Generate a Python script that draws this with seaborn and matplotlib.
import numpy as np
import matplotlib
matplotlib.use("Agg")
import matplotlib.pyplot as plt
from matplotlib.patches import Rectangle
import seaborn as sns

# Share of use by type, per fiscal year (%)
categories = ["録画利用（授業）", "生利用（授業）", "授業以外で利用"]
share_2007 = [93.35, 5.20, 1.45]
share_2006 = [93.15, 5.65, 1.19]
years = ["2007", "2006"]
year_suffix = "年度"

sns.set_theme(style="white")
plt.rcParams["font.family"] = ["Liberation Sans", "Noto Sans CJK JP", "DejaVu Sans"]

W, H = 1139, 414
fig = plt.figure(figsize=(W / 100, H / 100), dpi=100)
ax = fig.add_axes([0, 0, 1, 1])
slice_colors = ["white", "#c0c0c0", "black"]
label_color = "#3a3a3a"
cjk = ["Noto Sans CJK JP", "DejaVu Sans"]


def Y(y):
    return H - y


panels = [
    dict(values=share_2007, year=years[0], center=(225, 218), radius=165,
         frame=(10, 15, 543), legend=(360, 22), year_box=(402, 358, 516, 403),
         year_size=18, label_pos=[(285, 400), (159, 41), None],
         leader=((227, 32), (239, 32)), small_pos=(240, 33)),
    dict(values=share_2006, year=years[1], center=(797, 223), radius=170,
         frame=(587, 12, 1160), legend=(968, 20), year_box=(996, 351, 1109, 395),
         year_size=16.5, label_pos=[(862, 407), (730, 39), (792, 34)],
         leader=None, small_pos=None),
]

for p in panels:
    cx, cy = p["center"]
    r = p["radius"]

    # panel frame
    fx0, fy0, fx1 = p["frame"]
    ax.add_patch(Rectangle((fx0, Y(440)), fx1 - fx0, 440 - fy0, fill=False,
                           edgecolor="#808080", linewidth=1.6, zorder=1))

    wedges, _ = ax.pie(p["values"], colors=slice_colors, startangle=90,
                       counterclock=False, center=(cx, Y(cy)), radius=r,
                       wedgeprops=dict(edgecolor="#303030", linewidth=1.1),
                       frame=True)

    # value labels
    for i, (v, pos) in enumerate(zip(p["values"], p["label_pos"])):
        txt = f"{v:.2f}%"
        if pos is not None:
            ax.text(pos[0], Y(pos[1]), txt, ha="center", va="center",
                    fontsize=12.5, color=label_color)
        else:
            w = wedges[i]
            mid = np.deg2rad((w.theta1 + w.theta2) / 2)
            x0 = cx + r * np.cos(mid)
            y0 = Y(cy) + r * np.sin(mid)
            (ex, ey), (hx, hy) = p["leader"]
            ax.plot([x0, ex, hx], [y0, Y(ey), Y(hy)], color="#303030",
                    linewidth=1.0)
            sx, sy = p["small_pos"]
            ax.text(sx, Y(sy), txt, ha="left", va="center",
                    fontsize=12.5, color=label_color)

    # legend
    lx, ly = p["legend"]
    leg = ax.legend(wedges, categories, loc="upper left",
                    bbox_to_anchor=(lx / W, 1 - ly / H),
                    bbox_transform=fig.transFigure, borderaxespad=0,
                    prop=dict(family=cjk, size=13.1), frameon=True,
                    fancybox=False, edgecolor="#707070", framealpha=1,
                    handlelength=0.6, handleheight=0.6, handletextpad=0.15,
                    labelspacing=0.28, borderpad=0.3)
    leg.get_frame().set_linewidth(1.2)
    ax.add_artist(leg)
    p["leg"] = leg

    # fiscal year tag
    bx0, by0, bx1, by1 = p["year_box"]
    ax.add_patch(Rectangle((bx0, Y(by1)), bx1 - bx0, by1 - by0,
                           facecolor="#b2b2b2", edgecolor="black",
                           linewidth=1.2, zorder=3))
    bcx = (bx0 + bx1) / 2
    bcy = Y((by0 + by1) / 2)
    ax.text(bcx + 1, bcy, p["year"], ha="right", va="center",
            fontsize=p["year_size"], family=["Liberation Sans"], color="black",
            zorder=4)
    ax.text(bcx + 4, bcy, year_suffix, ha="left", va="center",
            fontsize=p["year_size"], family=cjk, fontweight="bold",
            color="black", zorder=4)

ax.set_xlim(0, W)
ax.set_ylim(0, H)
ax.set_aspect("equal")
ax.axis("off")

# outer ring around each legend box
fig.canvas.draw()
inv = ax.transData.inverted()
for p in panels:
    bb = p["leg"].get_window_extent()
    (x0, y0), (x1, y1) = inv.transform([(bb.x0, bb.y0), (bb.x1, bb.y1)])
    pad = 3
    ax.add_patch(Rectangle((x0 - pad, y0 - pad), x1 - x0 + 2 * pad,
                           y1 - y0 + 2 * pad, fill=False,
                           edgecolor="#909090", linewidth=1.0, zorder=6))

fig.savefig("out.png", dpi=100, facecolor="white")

##########

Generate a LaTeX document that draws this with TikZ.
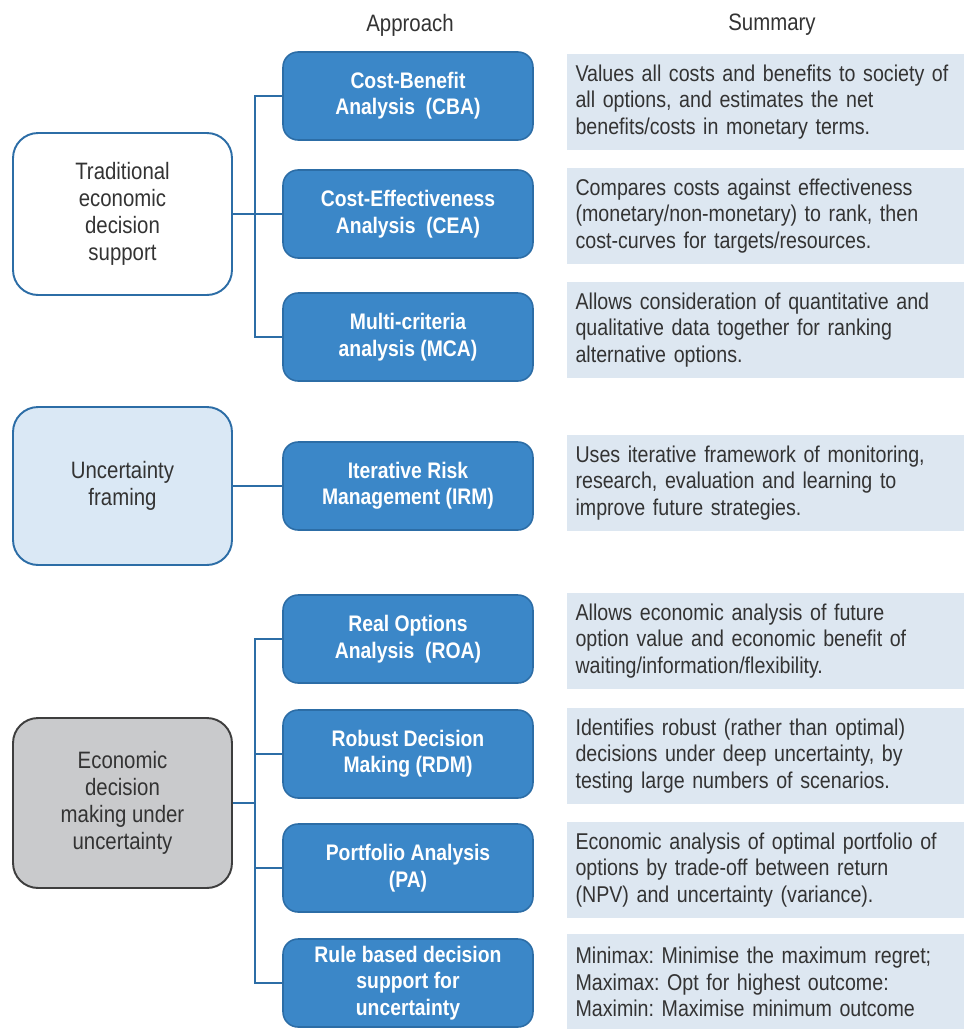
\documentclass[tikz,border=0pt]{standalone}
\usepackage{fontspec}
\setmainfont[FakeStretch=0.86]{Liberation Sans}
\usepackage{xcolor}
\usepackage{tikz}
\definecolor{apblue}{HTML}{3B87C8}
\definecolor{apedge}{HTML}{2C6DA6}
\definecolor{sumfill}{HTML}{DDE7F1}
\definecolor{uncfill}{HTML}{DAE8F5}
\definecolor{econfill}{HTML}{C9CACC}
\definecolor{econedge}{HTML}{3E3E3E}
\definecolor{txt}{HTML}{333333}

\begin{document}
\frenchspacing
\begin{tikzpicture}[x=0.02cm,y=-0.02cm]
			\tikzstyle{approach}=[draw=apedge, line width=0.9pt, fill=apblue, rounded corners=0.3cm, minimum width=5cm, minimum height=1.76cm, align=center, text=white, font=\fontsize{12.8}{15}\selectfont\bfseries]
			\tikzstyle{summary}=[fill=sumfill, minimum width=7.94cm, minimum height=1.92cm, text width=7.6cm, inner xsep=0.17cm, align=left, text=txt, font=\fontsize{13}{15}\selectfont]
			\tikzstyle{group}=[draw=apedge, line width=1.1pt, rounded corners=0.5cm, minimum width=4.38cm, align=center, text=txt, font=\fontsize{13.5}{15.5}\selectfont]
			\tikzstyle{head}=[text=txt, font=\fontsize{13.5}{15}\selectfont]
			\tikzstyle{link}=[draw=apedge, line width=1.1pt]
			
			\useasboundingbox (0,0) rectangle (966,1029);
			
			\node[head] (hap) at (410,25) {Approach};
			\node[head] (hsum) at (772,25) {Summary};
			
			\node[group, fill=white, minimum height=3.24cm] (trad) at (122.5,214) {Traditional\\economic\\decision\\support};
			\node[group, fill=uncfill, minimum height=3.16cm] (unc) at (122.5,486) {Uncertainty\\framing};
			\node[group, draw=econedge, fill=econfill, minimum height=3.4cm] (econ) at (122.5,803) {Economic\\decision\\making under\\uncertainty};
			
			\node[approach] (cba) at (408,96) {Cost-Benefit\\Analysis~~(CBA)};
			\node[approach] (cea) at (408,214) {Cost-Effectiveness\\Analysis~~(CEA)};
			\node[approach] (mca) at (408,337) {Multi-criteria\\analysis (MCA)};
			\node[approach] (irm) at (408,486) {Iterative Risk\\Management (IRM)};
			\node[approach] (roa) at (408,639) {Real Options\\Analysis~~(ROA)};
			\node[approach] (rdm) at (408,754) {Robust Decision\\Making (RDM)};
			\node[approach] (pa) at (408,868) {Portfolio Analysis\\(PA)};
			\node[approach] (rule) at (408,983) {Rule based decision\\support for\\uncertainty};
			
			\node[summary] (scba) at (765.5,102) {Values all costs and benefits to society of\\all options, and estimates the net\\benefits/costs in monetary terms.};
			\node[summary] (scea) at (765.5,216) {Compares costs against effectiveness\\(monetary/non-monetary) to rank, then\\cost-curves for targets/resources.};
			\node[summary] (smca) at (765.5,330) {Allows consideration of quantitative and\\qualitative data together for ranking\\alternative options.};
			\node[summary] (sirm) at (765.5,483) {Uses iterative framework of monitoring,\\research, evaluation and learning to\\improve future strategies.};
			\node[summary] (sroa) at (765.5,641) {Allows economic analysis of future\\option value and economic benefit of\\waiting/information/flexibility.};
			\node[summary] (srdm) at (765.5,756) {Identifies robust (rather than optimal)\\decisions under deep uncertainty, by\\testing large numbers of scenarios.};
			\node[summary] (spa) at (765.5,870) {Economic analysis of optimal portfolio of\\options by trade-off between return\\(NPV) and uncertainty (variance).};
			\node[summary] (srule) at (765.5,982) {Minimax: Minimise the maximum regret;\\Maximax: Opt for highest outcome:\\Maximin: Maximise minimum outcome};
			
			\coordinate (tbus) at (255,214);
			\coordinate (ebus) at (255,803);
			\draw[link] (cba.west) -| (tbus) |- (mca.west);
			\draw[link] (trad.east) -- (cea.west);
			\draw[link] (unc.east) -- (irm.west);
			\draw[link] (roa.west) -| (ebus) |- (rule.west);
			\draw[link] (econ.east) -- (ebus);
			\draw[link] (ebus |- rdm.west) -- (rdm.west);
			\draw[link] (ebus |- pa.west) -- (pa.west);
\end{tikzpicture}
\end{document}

##########

Only the lines from the one containing "Generate a Python" through the one containing "return H - y" are to be extracted, exactly as they appear, with both ends included.

Generate a Python script that draws this with seaborn and matplotlib.
import numpy as np
import matplotlib
matplotlib.use("Agg")
import matplotlib.pyplot as plt
from matplotlib.patches import Rectangle
import seaborn as sns

# Share of use by type, per fiscal year (%)
categories = ["録画利用（授業）", "生利用（授業）", "授業以外で利用"]
share_2007 = [93.35, 5.20, 1.45]
share_2006 = [93.15, 5.65, 1.19]
years = ["2007", "2006"]
year_suffix = "年度"

sns.set_theme(style="white")
plt.rcParams["font.family"] = ["Liberation Sans", "Noto Sans CJK JP", "DejaVu Sans"]

W, H = 1139, 414
fig = plt.figure(figsize=(W / 100, H / 100), dpi=100)
ax = fig.add_axes([0, 0, 1, 1])
slice_colors = ["white", "#c0c0c0", "black"]
label_color = "#3a3a3a"
cjk = ["Noto Sans CJK JP", "DejaVu Sans"]


def Y(y):
    return H - y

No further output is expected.